Cisorio showed jurors stills from security video that shows Husbands holding a gun with his arms shoulder height, then at a 45-degree angle, then again higher up.

"This was not someone blindly shooting. This was someone who was purposely aiming … He knew exactly what he was doing," the lawyer told jurors.

After the shooting, Husbands ran from the food court and left the mall, Cisorio said.

"He was aware and conscious of the fact that he did what he did and he had to get away," he said.

Defence lawyers told the court Friday that Husbands was in a dissociative state as a result of his PTSD, which was triggered by an encounter with some of the men who had brutally beaten and stabbed him months earlier. They have argued that he should be found not criminally responsible.

Husbands has testified he felt his arms come up and twitch, heard a loud bang and everything went dark.

He has pleaded not guilty to two counts of second-degree murder, five counts of aggravated assault, one count each of criminal negligence causing bodily harm and reckless discharge of a firearm.

Two men were killed in the shooting and six others — including a 13-year-old boy who was shot in the head and survived, and a pregnant woman who was trampled by fleeing shoppers — were injured.

Prosecutors have said Ahmed Hassan, 24, died on the floor of the food court while Nixon Nirmalendran, 22, died in hospital nine days later due to complications from a bullet wound.

Court heard Nirmalendran was one of the men who ambushed Husbands and stabbed him more than 20 times in February 2012.

The Crown has argued Husbands sought revenge against his attackers and carried out the shooting as a form of "street justice."

"He wanted Nixon to feel the same pain…and he was going to make sure Nixon was dead," Cisorio said Monday.

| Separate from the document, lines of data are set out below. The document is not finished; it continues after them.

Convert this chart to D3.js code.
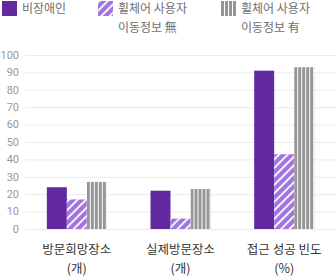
<!DOCTYPE html>
<html>
<head>
<meta charset="utf-8">
<script src="https://cdn.jsdelivr.net/npm/d3@7"></script>
<style>
  body { margin: 0; background: #fff; }
  svg { display: block; font-family: "Noto Sans CJK KR", "Noto Sans", sans-serif; }
</style>
</head>
<body>
<script>
// data
let categories = ['방문희망장소|(개)', '실제방문장소|(개)', '접근 성공 빈도|(%)'];
let seriesNames = ['비장애인', '휠체어 사용자|이동정보 無', '휠체어 사용자|이동정보 有'];
let nonDisabled = [24, 22, 91];
let wheelNoInfo = [17, 6, 43];
let wheelInfo = [27, 23, 93];
let yTicks = [0, 10, 20, 30, 40, 50, 60, 70, 80, 90, 100];

let series = [nonDisabled, wheelNoInfo, wheelInfo];
let fills = ['#6229a0', 'url(#hatch)', 'url(#vstripe)'];

let width = 336, height = 278;

let svg = d3.select('body').append('svg')
    .attr('width', width)
    .attr('height', height);

// patterns
let defs = svg.append('defs');
let hatch = defs.append('pattern')
    .attr('id', 'hatch')
    .attr('patternUnits', 'userSpaceOnUse')
    .attr('width', 6).attr('height', 6)
    .attr('patternTransform', 'rotate(45)');
hatch.append('rect').attr('width', 6).attr('height', 6).attr('fill', '#a274e0');
hatch.append('rect').attr('width', 1.8).attr('height', 6).attr('fill', '#fff');

let vstripe = defs.append('pattern')
    .attr('id', 'vstripe')
    .attr('patternUnits', 'userSpaceOnUse')
    .attr('width', 4).attr('height', 4);
vstripe.append('rect').attr('width', 4).attr('height', 4).attr('fill', '#fff');
vstripe.append('rect').attr('width', 3).attr('height', 4).attr('fill', '#959595');

// scales
let x0 = d3.scaleBand().domain(categories).range([25, 336]);
let x1 = d3.scaleBand().domain([0, 1, 2]).range([0, 60]);
let y = d3.scaleLinear().domain([0, 100]).range([229, 55]);

// grid
svg.append('g').selectAll('line')
    .data(yTicks).enter()
    .append('line')
        .attr('x1', 25).attr('x2', 336)
        .attr('y1', function (d) { return y(d) + 0.5 })
        .attr('y2', function (d) { return y(d) + 0.5 })
        .attr('stroke', '#ebebeb')
        .attr('stroke-width', 1);

// y labels
svg.append('g').selectAll('text')
    .data(yTicks).enter()
    .append('text')
        .attr('x', 19)
        .attr('y', function (d) { return y(d) })
        .attr('dy', '0.35em')
        .attr('text-anchor', 'end')
        .attr('font-size', 11)
        .attr('font-family', 'Roboto, sans-serif')
        .attr('fill', '#999')
        .text(function (d) { return d });

// bars
let groups = svg.append('g').selectAll('g')
    .data(categories).enter()
    .append('g')
        .attr('transform', function (d) { return 'translate(' + (x0(d) + x0.bandwidth() / 2 - 30) + ',0)' });

groups.selectAll('rect')
    .data(function (d, i) { return series.map(function (s, k) { return { k: k, v: s[i] } }) }).enter()
    .append('rect')
        .attr('x', function (d) { return x1(d.k) })
        .attr('width', x1.bandwidth())
        .attr('y', function (d) { return y(d.v) })
        .attr('height', function (d) { return y(0) - y(d.v) })
        .attr('fill', function (d) { return fills[d.k] });

// category labels
let catLabels = svg.append('g').selectAll('text')
    .data(categories).enter()
    .append('text')
        .attr('x', function (d) { return x0(d) + x0.bandwidth() / 2 })
        .attr('y', 254)
        .attr('text-anchor', 'middle')
        .attr('font-size', 12.5)
        .attr('fill', '#333');
catLabels.selectAll('tspan')
    .data(function (d) { return d.split('|') }).enter()
    .append('tspan')
        .attr('x', function () { return d3.select(this.parentNode).attr('x') })
        .attr('dy', function (d, i) { return i ? 19 : 0 })
        .text(function (d) { return d });

// legend
let legendX = [2, 98, 221];
let legend = svg.append('g').selectAll('g')
    .data(seriesNames).enter()
    .append('g')
        .attr('transform', function (d, i) { return 'translate(' + legendX[i] + ',1)' });
legend.append('rect')
    .attr('width', 15).attr('height', 15)
    .attr('fill', function (d, i) { return fills[i] });
legend.append('text')
    .attr('x', 20)
    .attr('y', 12)
    .attr('font-size', 12)
    .attr('fill', '#6f6f6f')
    .selectAll('tspan')
    .data(function (d) { return d.split('|') }).enter()
    .append('tspan')
        .attr('x', 20)
        .attr('dy', function (d, i) { return i ? 19 : 0 })
        .text(function (d) { return d });
</script>
</body>
</html>
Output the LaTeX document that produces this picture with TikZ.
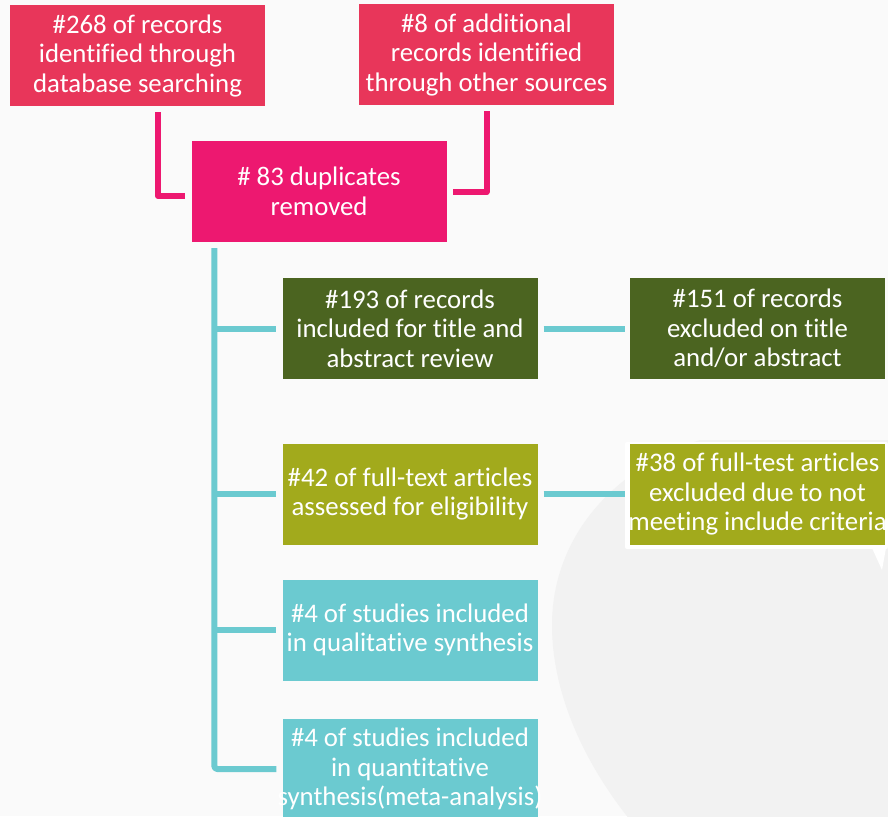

Far from threatening Husbands, the group was moving away from him in the food court, Cisorio argued.

"There was no threat to Mr. Husbands on June 2 — it was Mr. Husbands who was the threat," he said.

The fact that Hassan was not involved in the stabbing and was "killed by mistake" does not absolve Husbands, whose actions were "consistent with someone who wanted to kill," the prosecutor said.

He also noted Husbands did not tell anyone he had experienced dissociation in the aftermath of the shooting.

"These murders had nothing to do with PTSD but had everything to do with payback," Cisorio said. "He was in total control from beginning to end."

Jurors have heard Husbands faced a previous trial, but were not told the outcome or the reason for a second trial. They are expected to begin their deliberations on Thursday.